Study Reveals How Desktop Delivery Evolves in Post-Pandemic Era

Liquidware, a leader in digital workspace management, and IGEL, provider of IGEL OS, the endpoint operating system designed for VDI and DaaS, announced results of a study authored by independent analysts Freeform Dynamics that shows how the rapid migration to work-from-home (WFH) during the COVID-19 pandemic made it harder, more complex and costly to deliver, support and secure digital workspaces, while at the same time creating new opportunities to turn disruption into transformation.

The report, “Modernizing the Digital Workplace” looks at what organizations are doing to prepare for the future of work with new desktop delivery models and a set of platform and management solutions designed to accommodate change quickly and efficiently.

Key findings from the study confirm that the short-term success of the switch to WFH came with longer-term costs – technical and governance ‘debts’ that must be ‘repaid.’ Yet, IT departments that choose to adopt modern desktop delivery models and platforms are more likely to see better outcomes in areas such as user satisfaction, cost of ownership, manageability, and security.
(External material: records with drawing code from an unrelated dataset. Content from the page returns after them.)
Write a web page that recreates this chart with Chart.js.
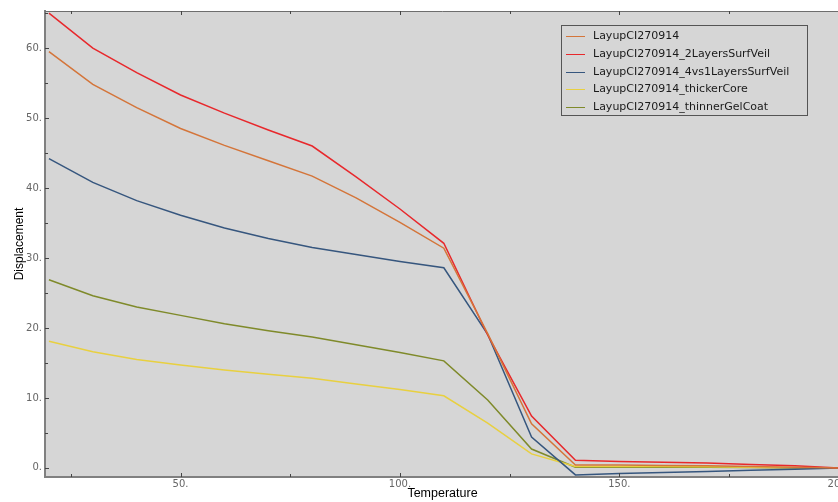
<!DOCTYPE html>
<html>
<head>
<meta charset="utf-8">
<script src="https://cdn.jsdelivr.net/npm/chart.js@4"></script>
<style>
  html, body { margin: 0; padding: 0; background: #ffffff; overflow: hidden; width: 838px; height: 502px; }
  #wrap { position: absolute; left: 0; top: 0; width: 860px; height: 502px; }
  #legend { position: absolute; left: 561px; top: 25px; width: 247px; height: 91px; border: 1px solid #555; box-sizing: border-box; padding-top: 1px; font-family: "DejaVu Sans", Verdana, sans-serif; font-size: 11px; color: #1a1a1a; }
  .row { height: 17.8px; line-height: 17.8px; white-space: nowrap; position: relative; }
  .sw { position: absolute; left: 4px; top: 9px; width: 19px; height: 0; border-top: 1.5px solid; }
  .lb { position: absolute; left: 31px; top: 0; }
</style>
</head>
<body>
<div id="wrap"><canvas id="c" width="860" height="502"></canvas></div>
<div id="legend"></div>
<script>
const temperatures = [20, 30, 40, 50, 60, 70, 80, 90, 100, 110, 120, 130, 140, 150, 160, 170, 180, 190, 200];
const seriesNames = ["LayupCI270914", "LayupCI270914_2LayersSurfVeil", "LayupCI270914_4vs1LayersSurfVeil", "LayupCI270914_thickerCore", "LayupCI270914_thinnerGelCoat"];
const layupBase = [59.5, 54.8, 51.5, 48.5, 46.1, 43.9, 41.7, 38.6, 35.1, 31.4, 19.2, 6.3, 0.4, 0.4, 0.35, 0.3, 0.2, 0.1, 0];
const layup2LayersSurfVeil = [65.0, 60.0, 56.5, 53.3, 50.7, 48.3, 46.0, 41.6, 37.0, 32.1, 19.0, 7.4, 1.1, 0.9, 0.8, 0.7, 0.5, 0.3, 0];
const layup4vs1LayersSurfVeil = [44.2, 40.8, 38.2, 36.1, 34.3, 32.8, 31.5, 30.5, 29.5, 28.6, 19.1, 4.4, -1.0, -0.8, -0.65, -0.5, -0.35, -0.2, 0];
const layupThickerCore = [18.1, 16.6, 15.5, 14.7, 14.0, 13.4, 12.8, 12.0, 11.2, 10.3, 6.4, 2.0, 0.2, 0.2, 0.2, 0.15, 0.1, 0.05, 0];
const layupThinnerGelCoat = [26.9, 24.6, 23.0, 21.8, 20.6, 19.6, 18.7, 17.6, 16.5, 15.3, 9.7, 2.7, 0.1, 0.1, 0.1, 0.1, 0.05, 0, 0];
const seriesColors = ["#d4753a", "#e8282c", "#36567e", "#e8d040", "#7f8a2a"];
const xMajorTicks = [50, 100, 150, 200];
const xMinorTicks = [25, 75, 125, 175];
const yMajorTicks = [0, 10, 20, 30, 40, 50, 60];
const yMinorTicks = [5, 15, 25, 35, 45, 55, 65];

const allSeries = [layupBase, layup2LayersSurfVeil, layup4vs1LayersSurfVeil, layupThickerCore, layupThinnerGelCoat];

const datasets = allSeries.map((vals, i) => ({
  label: seriesNames[i],
  data: vals.map((v, k) => ({ x: temperatures[k], y: v })),
  borderColor: seriesColors[i],
  backgroundColor: seriesColors[i],
  borderWidth: 1.5,
  pointRadius: 0,
  tension: 0,
  fill: false
}));

const plotDeco = {
  id: 'plotDeco',
  beforeDraw(chart) {
    const { ctx, chartArea: a } = chart;
    ctx.save();
    ctx.fillStyle = '#d6d6d6';
    ctx.fillRect(a.left, a.top, a.right - a.left, a.bottom - a.top);
    ctx.restore();
  },
  afterDraw(chart) {
    const { ctx, chartArea: a, scales } = chart;
    const xs = scales.x, ys = scales.y;
    ctx.save();
    ctx.strokeStyle = '#6e6e6e';
    ctx.lineWidth = 1;
    ctx.beginPath();
    ctx.moveTo(a.left, a.top + 0.5);
    ctx.lineTo(a.right, a.top + 0.5);
    ctx.stroke();
    ctx.strokeStyle = '#444';
    const drawX = (vals, len) => {
      vals.forEach(v => {
        const px = Math.round(xs.getPixelForValue(v)) + 0.5;
        ctx.beginPath(); ctx.moveTo(px, a.bottom); ctx.lineTo(px, a.bottom - len); ctx.stroke();
        ctx.beginPath(); ctx.moveTo(px, a.top); ctx.lineTo(px, a.top + len); ctx.stroke();
      });
    };
    const drawY = (vals, len) => {
      vals.forEach(v => {
        const py = Math.round(ys.getPixelForValue(v)) + 0.5;
        if (py < a.top || py > a.bottom) return;
        ctx.beginPath(); ctx.moveTo(a.left, py); ctx.lineTo(a.left + len, py); ctx.stroke();
      });
    };
    drawX(xMajorTicks, 4); drawX(xMinorTicks, 3);
    drawY(yMajorTicks, 4); drawY(yMinorTicks, 3);
    ctx.restore();
  }
};

new Chart(document.getElementById('c'), {
  type: 'line',
  data: { datasets },
  options: {
    responsive: false,
    animation: false,
    layout: { padding: { top: 11, right: 20, left: 0, bottom: 0 } },
    plugins: { legend: { display: false }, tooltip: { enabled: false } },
    scales: {
      x: {
        type: 'linear',
        min: 19.1,
        max: 200.3,
        afterBuildTicks(s) { s.ticks = xMajorTicks.map(v => ({ value: v })); },
        afterFit(s) { s.height = 25; s.paddingLeft = 0; s.paddingRight = 0; },
        grid: { drawOnChartArea: false, drawTicks: false },
        border: { color: '#808080', width: 2 },
        ticks: { padding: 1, color: '#666', font: { family: 'DejaVu Sans', size: 10 }, callback: v => v + '.', maxRotation: 0, autoSkip: false },
        title: { display: true, text: 'Temperature', color: '#000', font: { family: 'Liberation Sans', size: 12.5, weight: 'normal' }, padding: { top: 0, bottom: 1 } }
      },
      y: {
        type: 'linear',
        min: -1.3,
        max: 65.3,
        afterBuildTicks(s) { s.ticks = yMajorTicks.map(v => ({ value: v })); },
        afterFit(s) { s.width = 45; s.paddingTop = 0; s.paddingBottom = 0; },
        grid: { drawOnChartArea: false, drawTicks: false },
        border: { color: '#808080', width: 2 },
        ticks: { padding: 3, color: '#666', font: { family: 'DejaVu Sans', size: 10 }, callback: v => v + '.', autoSkip: false },
        title: { display: true, text: 'Displacement', color: '#000', font: { family: 'Liberation Sans', size: 12 }, padding: { top: 12, bottom: 0 } }
      }
    }
  },
  plugins: [plotDeco]
});

const lg = document.getElementById('legend');
seriesNames.forEach((n, i) => {
  const r = document.createElement('div');
  r.className = 'row';
  const s = document.createElement('span');
  s.className = 'sw';
  s.style.borderTopColor = seriesColors[i];
  const t = document.createElement('span');
  t.className = 'lb';
  t.textContent = n;
  r.appendChild(s); r.appendChild(t);
  lg.appendChild(r);
});
</script>
</body>
</html>
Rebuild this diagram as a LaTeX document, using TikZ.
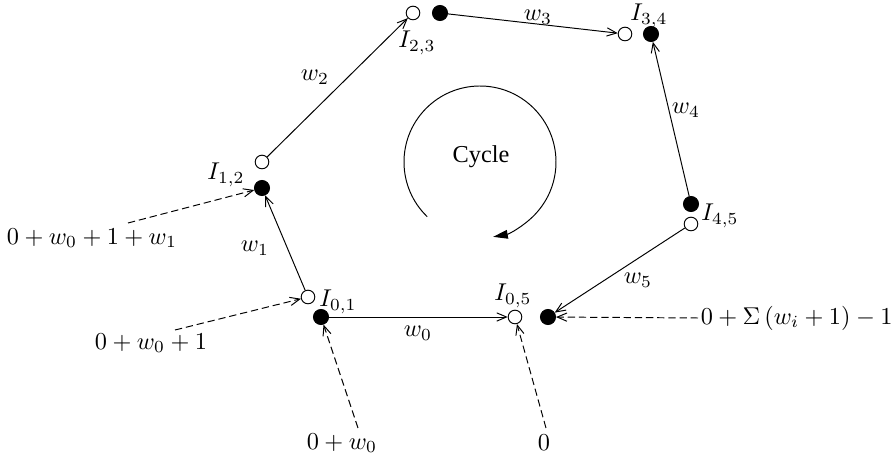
\documentclass[tikz,border=0pt]{standalone}
\usepackage[no-math]{fontspec}
\newfontfamily\cyclefont{Liberation Serif}
\usepackage{tikz}
\usetikzlibrary{arrows.meta}

\begin{document}
\begin{tikzpicture}[x=0.4115pt, y=-0.4115pt,
  fulldot/.style={circle, draw, fill=black, inner sep=0pt, minimum size=6.2pt},
  opendot/.style={circle, draw, fill=white, inner sep=0pt, minimum size=5.6pt},
  wedge/.style={thin, -{Straight Barb[length=4pt,width=3.4pt]}},
  hint/.style={thin, dash pattern=on 3pt off 1.6pt, -{Straight Barb[length=4pt,width=3.4pt]}},
  lbl/.style={inner sep=1pt}]
\useasboundingbox (0,0) rectangle (893,460);
% Vertices
\node[fulldot] (i01f) at (321,317) {};
\node[opendot] (i01o) at (308,297) {};
\node[fulldot] (i12f) at (262,188) {};
\node[opendot] (i12o) at (262,162) {};
\node[opendot] (i23o) at (413,13) {};
\node[fulldot] (i23f) at (440,13) {};
\node[opendot] (i34o) at (625,34) {};
\node[fulldot] (i34f) at (651,34) {};
\node[fulldot] (i45f) at (691,204) {};
\node[opendot] (i45o) at (691,224) {};
\node[opendot] (i05o) at (515,317) {};
\node[fulldot] (i05f) at (548,317) {};
% Vertex names
\node[lbl] at (338,302) {$I_{0,1}$};
\node[lbl] at (226,175) {$I_{1,2}$};
\node[lbl] at (417,43) {$I_{2,3}$};
\node[lbl] at (649,16) {$I_{3,4}$};
\node[lbl] at (720,216) {$I_{4,5}$};
\node[lbl] at (513,296) {$I_{0,5}$};
% Weighted edges
\draw[wedge] (i01f) -- (i05o);
\draw[wedge] (i01o) -- (i12f);
\draw[wedge] (i12o) -- (i23o);
\draw[wedge] (i23f) -- (i34o);
\draw[wedge] (i45f) -- (i34f);
\draw[wedge] (i45o) -- (i05f);
\node[lbl] at (418,333) {$w_0$};
\node[lbl] at (255,248) {$w_1$};
\node[lbl] at (315,77) {$w_2$};
\node[lbl] at (538,17) {$w_3$};
\node[lbl] at (686,110) {$w_4$};
\node[lbl] at (638,280) {$w_5$};
% Offsets
\node[lbl] (off12) at (92,238) {$0+w_0+1+w_1$};
\node[lbl] (off01) at (151,343) {$0+w_0+1$};
\node[lbl] (off0w) at (342,443) {$0+w_0$};
\node[lbl] (off0) at (544,443) {$0$};
\node[lbl, anchor=west] (offsum) at (698,318) {$0+\Sigma\left(w_i+1\right)-1$};
\coordinate (s12) at (128,223);
\coordinate (s01) at (175,330);
\coordinate (s0w) at (358,428);
\coordinate (s0) at (546,428);
\draw[hint] (s12) -- (i12f);
\draw[hint] (s01) -- (i01o);
\draw[hint] (s0w) -- (i01f);
\draw[hint] (s0) -- (i05o);
\draw[hint] (offsum.west) -- (i05f);
% Cycle arrow
\node (cyc) at (481,157) {\cyclefont Cycle};
\draw[thin, -{Triangle[length=6pt,width=3.6pt]}] (480,162) ++(134:76) arc[start angle=134, end angle=440, radius=76];
\end{tikzpicture}
\end{document}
According to the report, the pandemic created a swirl of activity for enabling WFH that was influenced by these factors:

  • The need to act quickly to keep the business running – 80 percent
  • Pressure to keep additional costs and overheads to a minimum – 73 percent
  • Supplier shortages of equipment limiting options – 72 percent
  • Need to minimize end-user training requirements – 72 percent
  • Keep things as simple and supportable as possible – 70 percent
  • Short-term pragmatics trumping long-term strategy – 68 percent

Additionally, the report explores different ways organizations delivered digital workspaces to users and what stands in the way of progress, including technical debt, employee resistance to change and senior managers’ priorities lying elsewhere.

The vast majority of respondents (>65 percent) are either considering or are implementing these tactics to move their end-user computing environment forward:

  • Reduce dependency on ‘fat-client’ computing model
  • Automate more of their delivery, monitoring and management activities
  • Adopt platforms designed to support modern desktop/application delivery.